======== Records for this task

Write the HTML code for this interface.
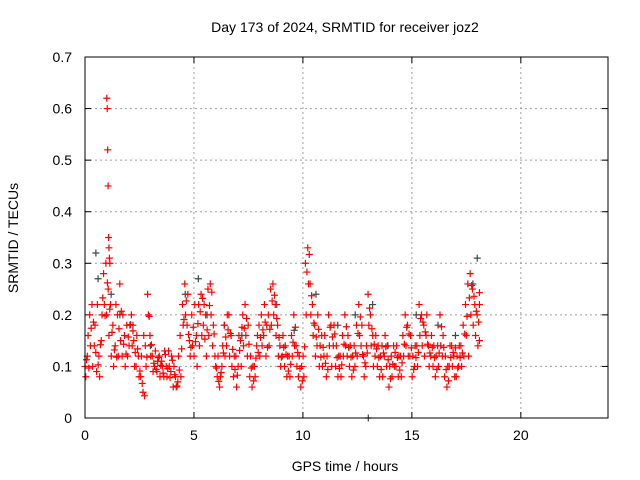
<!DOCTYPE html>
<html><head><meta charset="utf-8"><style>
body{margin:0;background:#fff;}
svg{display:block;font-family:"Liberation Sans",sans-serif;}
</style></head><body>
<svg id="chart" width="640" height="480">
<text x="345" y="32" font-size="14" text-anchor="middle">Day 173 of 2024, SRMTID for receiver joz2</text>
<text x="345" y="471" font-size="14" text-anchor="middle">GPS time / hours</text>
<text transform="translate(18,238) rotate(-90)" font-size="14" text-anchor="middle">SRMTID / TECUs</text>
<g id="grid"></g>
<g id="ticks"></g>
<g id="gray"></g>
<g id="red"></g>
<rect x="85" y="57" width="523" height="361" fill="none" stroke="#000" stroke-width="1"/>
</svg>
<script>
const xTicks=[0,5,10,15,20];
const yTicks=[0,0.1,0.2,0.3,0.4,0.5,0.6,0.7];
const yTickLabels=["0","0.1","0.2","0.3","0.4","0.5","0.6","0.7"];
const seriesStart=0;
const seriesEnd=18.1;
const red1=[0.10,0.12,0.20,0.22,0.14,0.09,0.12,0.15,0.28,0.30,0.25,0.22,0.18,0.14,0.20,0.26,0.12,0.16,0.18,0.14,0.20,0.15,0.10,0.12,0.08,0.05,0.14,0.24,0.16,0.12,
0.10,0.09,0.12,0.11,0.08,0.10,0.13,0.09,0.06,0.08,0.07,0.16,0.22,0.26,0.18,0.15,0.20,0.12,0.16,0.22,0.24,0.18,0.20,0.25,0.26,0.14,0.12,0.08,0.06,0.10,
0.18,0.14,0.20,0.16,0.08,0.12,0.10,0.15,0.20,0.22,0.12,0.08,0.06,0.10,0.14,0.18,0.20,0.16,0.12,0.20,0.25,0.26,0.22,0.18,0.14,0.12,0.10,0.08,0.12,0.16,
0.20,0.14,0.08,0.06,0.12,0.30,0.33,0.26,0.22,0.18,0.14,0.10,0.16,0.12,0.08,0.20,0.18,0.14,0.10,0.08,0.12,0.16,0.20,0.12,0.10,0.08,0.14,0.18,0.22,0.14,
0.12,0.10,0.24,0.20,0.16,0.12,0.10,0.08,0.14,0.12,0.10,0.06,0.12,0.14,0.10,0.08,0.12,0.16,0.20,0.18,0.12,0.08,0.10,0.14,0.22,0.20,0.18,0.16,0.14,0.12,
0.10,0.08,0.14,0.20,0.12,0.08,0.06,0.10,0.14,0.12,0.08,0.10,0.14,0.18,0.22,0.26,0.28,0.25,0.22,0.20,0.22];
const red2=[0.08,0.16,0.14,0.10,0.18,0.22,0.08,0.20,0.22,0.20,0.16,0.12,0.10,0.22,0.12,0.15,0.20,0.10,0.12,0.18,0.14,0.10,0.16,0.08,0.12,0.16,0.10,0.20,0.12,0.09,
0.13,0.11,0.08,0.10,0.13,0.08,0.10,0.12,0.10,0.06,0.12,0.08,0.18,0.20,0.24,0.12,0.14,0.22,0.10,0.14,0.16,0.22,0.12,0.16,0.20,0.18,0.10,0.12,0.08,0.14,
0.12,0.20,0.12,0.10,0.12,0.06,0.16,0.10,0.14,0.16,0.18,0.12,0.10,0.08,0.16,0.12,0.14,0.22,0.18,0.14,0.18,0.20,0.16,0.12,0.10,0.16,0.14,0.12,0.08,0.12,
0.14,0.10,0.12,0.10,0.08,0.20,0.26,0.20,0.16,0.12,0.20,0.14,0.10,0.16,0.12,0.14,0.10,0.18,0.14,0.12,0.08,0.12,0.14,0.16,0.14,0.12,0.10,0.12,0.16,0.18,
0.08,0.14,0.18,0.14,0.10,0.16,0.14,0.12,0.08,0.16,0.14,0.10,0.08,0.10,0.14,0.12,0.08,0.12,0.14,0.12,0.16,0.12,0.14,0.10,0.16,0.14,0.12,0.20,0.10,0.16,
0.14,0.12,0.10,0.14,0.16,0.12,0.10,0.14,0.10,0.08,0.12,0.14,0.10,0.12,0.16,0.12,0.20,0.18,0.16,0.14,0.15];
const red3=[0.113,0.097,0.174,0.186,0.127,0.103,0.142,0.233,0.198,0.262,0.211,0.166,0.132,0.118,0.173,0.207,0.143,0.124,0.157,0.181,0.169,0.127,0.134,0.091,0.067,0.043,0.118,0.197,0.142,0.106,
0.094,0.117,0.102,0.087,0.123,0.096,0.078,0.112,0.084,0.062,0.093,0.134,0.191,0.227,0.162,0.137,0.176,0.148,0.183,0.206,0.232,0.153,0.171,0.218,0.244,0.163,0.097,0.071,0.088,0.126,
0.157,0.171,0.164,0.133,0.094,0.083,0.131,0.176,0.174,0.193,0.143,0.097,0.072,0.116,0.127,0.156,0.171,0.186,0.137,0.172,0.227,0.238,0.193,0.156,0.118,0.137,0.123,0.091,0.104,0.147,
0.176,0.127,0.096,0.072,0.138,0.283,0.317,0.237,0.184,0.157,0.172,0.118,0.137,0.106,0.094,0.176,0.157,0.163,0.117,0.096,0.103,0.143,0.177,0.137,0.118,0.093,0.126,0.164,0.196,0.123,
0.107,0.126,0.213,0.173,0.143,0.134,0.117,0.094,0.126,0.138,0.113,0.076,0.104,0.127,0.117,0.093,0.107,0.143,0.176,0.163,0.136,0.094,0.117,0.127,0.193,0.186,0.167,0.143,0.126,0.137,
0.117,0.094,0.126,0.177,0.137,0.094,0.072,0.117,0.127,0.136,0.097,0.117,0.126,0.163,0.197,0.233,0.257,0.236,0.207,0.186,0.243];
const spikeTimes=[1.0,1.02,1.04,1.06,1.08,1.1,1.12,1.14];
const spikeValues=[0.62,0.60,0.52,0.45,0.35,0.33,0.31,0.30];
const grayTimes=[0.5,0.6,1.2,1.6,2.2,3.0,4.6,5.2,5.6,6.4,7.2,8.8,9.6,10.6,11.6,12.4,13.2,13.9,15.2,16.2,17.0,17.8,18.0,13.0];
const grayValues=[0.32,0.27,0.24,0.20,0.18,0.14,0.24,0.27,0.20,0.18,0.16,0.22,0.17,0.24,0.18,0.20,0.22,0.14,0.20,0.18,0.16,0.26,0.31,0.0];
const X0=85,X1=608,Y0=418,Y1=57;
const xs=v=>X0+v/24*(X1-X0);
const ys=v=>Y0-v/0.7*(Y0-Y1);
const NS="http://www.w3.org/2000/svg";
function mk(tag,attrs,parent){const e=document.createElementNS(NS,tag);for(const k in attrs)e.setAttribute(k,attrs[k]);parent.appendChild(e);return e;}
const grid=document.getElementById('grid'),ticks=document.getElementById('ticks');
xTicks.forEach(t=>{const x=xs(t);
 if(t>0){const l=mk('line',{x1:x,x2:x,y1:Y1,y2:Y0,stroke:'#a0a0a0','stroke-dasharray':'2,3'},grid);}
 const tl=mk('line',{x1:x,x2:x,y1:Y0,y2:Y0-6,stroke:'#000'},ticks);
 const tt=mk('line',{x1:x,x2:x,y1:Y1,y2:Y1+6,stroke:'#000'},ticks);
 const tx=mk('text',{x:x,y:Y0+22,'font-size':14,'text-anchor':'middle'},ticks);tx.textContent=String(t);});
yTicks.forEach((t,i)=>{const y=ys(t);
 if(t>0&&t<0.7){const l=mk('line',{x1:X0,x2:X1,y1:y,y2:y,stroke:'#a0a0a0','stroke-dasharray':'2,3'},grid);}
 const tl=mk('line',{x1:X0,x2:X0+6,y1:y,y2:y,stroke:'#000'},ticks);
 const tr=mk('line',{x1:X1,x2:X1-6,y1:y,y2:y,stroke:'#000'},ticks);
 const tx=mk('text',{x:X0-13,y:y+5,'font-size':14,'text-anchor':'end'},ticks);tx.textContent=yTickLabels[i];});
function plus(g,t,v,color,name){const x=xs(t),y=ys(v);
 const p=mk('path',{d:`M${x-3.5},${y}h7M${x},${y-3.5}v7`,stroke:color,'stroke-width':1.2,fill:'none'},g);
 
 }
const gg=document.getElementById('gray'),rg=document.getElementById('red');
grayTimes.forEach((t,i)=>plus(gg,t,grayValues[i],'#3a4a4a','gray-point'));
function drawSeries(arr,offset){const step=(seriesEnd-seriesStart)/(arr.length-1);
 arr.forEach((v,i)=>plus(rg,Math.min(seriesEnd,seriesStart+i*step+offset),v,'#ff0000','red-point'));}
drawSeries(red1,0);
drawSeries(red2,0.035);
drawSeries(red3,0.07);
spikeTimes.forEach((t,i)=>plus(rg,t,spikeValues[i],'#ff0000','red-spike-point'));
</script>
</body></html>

================
======== Records for this task

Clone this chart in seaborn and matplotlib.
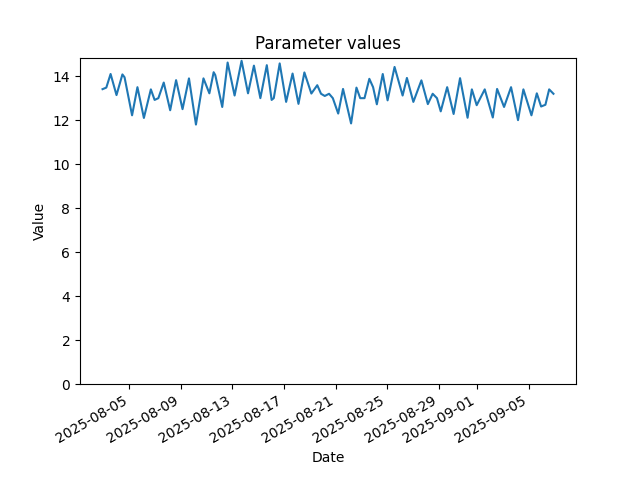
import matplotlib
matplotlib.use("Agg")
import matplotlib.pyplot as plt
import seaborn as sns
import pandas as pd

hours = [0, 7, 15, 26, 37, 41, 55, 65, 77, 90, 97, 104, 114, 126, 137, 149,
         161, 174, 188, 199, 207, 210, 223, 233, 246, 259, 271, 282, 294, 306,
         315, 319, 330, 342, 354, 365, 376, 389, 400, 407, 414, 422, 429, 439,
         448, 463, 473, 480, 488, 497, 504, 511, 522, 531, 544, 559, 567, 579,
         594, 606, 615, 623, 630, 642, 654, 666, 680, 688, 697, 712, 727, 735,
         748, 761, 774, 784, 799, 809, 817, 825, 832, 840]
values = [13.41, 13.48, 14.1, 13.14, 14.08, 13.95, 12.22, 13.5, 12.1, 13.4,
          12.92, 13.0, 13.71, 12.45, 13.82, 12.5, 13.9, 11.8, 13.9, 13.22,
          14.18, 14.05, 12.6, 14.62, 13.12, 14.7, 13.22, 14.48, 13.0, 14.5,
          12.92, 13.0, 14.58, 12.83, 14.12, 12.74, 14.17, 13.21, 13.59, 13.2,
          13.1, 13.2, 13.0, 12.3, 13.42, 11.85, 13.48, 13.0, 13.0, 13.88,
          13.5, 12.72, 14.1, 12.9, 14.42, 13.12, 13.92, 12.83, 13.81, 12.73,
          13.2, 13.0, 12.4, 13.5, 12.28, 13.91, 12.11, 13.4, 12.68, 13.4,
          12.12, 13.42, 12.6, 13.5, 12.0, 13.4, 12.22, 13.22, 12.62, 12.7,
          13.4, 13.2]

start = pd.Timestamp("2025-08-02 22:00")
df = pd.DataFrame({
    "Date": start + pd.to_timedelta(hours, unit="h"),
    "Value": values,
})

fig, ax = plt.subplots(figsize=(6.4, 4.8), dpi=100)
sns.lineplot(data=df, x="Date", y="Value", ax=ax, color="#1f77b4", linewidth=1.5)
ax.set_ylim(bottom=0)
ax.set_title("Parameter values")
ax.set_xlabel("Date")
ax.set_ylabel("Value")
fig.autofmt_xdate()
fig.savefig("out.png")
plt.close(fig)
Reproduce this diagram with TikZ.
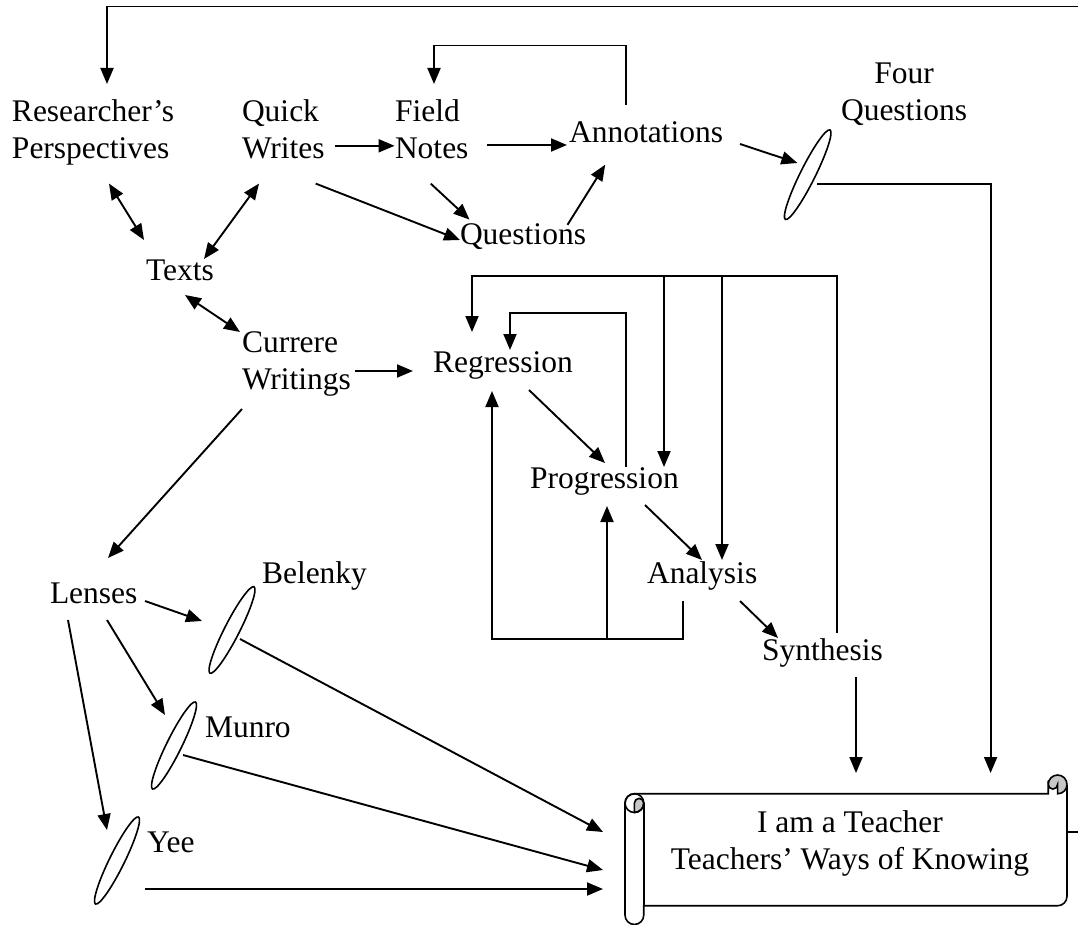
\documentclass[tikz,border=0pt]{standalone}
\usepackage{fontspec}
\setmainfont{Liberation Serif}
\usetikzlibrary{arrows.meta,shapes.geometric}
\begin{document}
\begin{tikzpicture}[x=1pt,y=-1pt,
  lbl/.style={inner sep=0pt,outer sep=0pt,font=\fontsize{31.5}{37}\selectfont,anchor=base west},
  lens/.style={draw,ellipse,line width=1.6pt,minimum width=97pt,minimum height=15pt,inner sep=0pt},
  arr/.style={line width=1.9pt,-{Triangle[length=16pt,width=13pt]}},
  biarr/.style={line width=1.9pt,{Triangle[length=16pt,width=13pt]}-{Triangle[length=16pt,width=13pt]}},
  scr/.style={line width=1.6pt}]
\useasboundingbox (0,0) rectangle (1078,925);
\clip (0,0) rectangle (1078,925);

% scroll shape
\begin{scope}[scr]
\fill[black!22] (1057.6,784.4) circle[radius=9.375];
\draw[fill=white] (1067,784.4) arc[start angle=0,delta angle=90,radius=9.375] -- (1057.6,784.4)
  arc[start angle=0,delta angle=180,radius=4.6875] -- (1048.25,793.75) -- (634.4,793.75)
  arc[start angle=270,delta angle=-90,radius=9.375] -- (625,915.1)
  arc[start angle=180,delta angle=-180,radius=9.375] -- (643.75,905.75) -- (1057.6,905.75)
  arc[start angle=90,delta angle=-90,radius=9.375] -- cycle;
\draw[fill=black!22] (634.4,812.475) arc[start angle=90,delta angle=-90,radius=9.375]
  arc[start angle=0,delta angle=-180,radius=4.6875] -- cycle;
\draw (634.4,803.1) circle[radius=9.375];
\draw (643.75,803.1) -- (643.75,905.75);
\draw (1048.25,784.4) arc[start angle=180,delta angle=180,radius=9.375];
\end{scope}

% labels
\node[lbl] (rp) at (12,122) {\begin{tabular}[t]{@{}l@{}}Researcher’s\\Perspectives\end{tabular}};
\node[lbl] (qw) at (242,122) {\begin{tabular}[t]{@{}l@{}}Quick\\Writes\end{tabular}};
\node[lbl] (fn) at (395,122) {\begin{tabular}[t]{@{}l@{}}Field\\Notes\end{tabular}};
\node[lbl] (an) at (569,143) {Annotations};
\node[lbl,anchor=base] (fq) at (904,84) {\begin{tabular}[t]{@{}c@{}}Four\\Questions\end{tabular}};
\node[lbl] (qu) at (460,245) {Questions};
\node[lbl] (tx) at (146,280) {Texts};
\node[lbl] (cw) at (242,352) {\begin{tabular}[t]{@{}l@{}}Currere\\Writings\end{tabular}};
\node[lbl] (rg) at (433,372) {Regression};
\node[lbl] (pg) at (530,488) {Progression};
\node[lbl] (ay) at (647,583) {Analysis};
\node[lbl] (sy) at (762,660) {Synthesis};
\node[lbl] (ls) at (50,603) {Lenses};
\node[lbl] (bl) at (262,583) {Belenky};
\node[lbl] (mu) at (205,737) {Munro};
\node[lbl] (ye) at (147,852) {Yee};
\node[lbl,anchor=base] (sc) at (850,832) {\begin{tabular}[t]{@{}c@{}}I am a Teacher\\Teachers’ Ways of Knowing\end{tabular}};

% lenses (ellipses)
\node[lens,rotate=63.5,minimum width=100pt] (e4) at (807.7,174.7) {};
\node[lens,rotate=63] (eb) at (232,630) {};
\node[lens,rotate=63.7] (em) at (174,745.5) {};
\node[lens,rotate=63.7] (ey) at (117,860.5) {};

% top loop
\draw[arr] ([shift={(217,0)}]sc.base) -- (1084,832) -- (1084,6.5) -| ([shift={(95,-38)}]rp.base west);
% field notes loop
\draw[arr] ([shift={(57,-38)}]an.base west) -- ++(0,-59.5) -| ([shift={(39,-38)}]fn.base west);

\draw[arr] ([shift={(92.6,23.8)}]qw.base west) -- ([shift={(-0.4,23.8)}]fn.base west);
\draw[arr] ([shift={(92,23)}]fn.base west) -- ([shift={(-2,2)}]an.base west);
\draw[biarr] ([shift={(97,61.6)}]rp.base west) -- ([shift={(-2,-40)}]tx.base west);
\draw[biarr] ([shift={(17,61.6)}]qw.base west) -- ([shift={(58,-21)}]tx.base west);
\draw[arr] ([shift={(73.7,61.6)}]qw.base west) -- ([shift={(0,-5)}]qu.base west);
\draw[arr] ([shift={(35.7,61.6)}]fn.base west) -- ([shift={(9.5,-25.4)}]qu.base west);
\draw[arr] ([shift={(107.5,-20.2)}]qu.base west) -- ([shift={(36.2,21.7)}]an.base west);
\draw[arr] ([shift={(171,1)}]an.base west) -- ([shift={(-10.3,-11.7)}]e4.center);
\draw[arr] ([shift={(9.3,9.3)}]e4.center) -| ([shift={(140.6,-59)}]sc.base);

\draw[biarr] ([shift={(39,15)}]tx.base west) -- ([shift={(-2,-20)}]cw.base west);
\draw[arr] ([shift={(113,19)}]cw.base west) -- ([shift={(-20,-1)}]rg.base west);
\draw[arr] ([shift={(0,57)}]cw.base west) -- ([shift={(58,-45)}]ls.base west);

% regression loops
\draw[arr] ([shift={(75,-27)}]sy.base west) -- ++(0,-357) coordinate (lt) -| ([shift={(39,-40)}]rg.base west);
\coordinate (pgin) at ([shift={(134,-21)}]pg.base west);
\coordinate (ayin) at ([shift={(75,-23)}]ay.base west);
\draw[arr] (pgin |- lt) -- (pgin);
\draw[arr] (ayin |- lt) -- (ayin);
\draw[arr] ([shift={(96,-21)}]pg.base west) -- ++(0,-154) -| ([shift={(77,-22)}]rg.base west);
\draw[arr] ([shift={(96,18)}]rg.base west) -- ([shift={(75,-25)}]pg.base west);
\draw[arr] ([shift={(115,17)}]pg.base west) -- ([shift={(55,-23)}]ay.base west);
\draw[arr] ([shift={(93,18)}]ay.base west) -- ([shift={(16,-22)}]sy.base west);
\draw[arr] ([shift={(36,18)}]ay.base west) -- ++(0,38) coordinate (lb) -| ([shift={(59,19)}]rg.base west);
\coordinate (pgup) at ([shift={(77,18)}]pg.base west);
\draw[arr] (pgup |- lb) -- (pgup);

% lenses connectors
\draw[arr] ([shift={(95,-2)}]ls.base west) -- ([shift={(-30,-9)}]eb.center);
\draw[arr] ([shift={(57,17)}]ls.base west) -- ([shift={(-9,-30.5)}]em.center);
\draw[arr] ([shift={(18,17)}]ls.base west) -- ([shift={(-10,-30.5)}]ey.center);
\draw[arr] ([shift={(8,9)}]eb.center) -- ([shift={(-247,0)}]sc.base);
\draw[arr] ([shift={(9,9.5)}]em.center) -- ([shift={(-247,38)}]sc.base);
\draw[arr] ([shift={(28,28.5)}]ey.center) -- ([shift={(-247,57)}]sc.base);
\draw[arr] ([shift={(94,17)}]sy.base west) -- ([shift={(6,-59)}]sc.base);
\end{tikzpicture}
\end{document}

================

» Exercise instructions: Reproduce the data above exactly, but only from the line containing "Clone this chart in seaborn and matplotlib." through the line containing "import pandas as pd"; skip the pictures.

» Solved problem:
Clone this chart in seaborn and matplotlib.
import matplotlib
matplotlib.use("Agg")
import matplotlib.pyplot as plt
import seaborn as sns
import pandas as pd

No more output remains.